Garcia explains there is no grey area between those two zones, a setup he says creates friction. It means there is no mid-level development, like a small apartment building to buffer the single-family homes from heavier development. “That is a problem we will have for a very long time,” he says.

Exactly what kind of building is allowed under the zoning code has been the subject of two separate lawsuits: one between West Grove residents, including Henry, and the city of Miami; the other between the city of Coral Gables and the development company, Astor.

But Garcia says the back-and-forth over the buildings allowed can hide the equally important issue of creating transitional zones in the city. He says the relatively new land-use plan, Miami 21, is trying to inject that extra buffer zone into the city’s current layout, but it’s a long process.

"The West Grove will continue to be vulnerable to the exploitation of developers even with the protections built into the codes like Miami 21." – Tony Alfieri

There’s another kind of fault line besides the one Garcia described. It lies between the cities of Coral Gables and Miami and is defined by demand, or lack of, for real-estate.

Ned Murray is the associate director at Florida International University’s Metropolitan Center, a think tank for urban planning.
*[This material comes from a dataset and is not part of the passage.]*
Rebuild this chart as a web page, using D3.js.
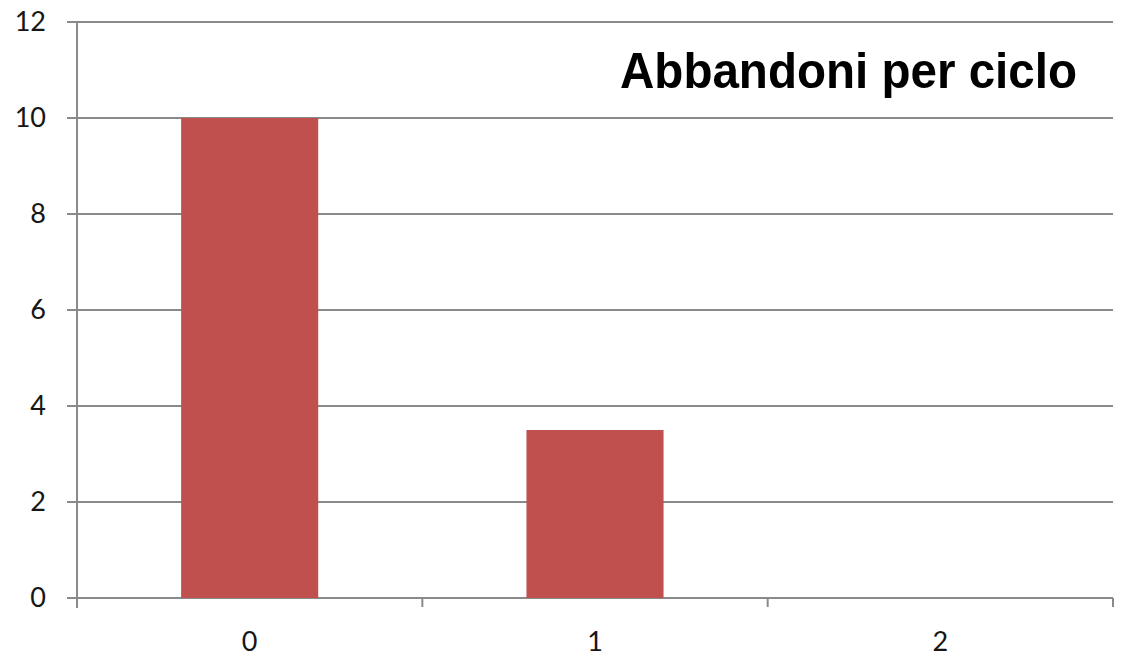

He says the West Grove’s location puts it at risk of getting spillover development from Coral Gables or the significantly wealthier portions of Coconut Grove.

“If you are in a location where you’re abutting a high-demand real-estate development area, and your property values are lower, and your zoning is much more liberal, then obviously you may have more opportunity for something to happen in that location that may not be in the best interest of the community,” says Murray.

He warns that without careful urban planning, neighborhoods are developed in a haphazard, project-by-project basis. An, issue, Murray says, he often sees in Miami.

But the issue moves beyond real-estate demand, says Tony Alfieri  with the University of Miami’s law school, because of one simple fact: low-demand areas tend to be poor and black.

Click within the colored areas of the map to see the median household income data for the West Grove and Coral Gables. Click on the bus icons for images of the areas surrounding the new and old garages.

“Simply in terms of bare-knuckled power politics, the West Grove is defenseless,” says Alfieri, who also heads up UM’s Center for Ethics in Public Policy and founded the school’s Historic Black Church Program. Alfieri helped pull together the pro bono legal team that’s been helping West Grove residents fight the trolley garage.

“They don’t have resources, they don’t have an army of lawyers, they don’t have an army of accountants, an army of architects and consultants to assist them,” protections, Alfieri says, that Coral Gables and the East Grove both have. “The West Grove will continue to be vulnerable to the exploitation of developers even with the protections built into the codes like Miami 21.”

For now the garage is quiet, as Coral Gables and the developer try to work out a deal to build another trolley garage back on the original site in Coral Gables. Astor declined to comment for this story through its legal counsel because of the pending litigation and potential settlement.

Under the potential agreement, the trolleys may still have to stay in the West Grove for a few years. Resident Dorothy Henry thinks once they arrive, there’s a good chance they trolleys will never leave.

“West Grove is a small community made up of mostly blacks. We here don’t have a lot of money where we can fight the developers and I think we’re being used.” Henry pauses as she searches for the right words. “When you have power, you can fight power. But when you are powerless there’s not much you can do. You have to go by what they tell you and kind of accept it.”

A judge has given the city of Coral Gables and Astor Development until early May to work out a settlement. The lawsuit between the group of West Grove residents and the City of Miami is in appeal.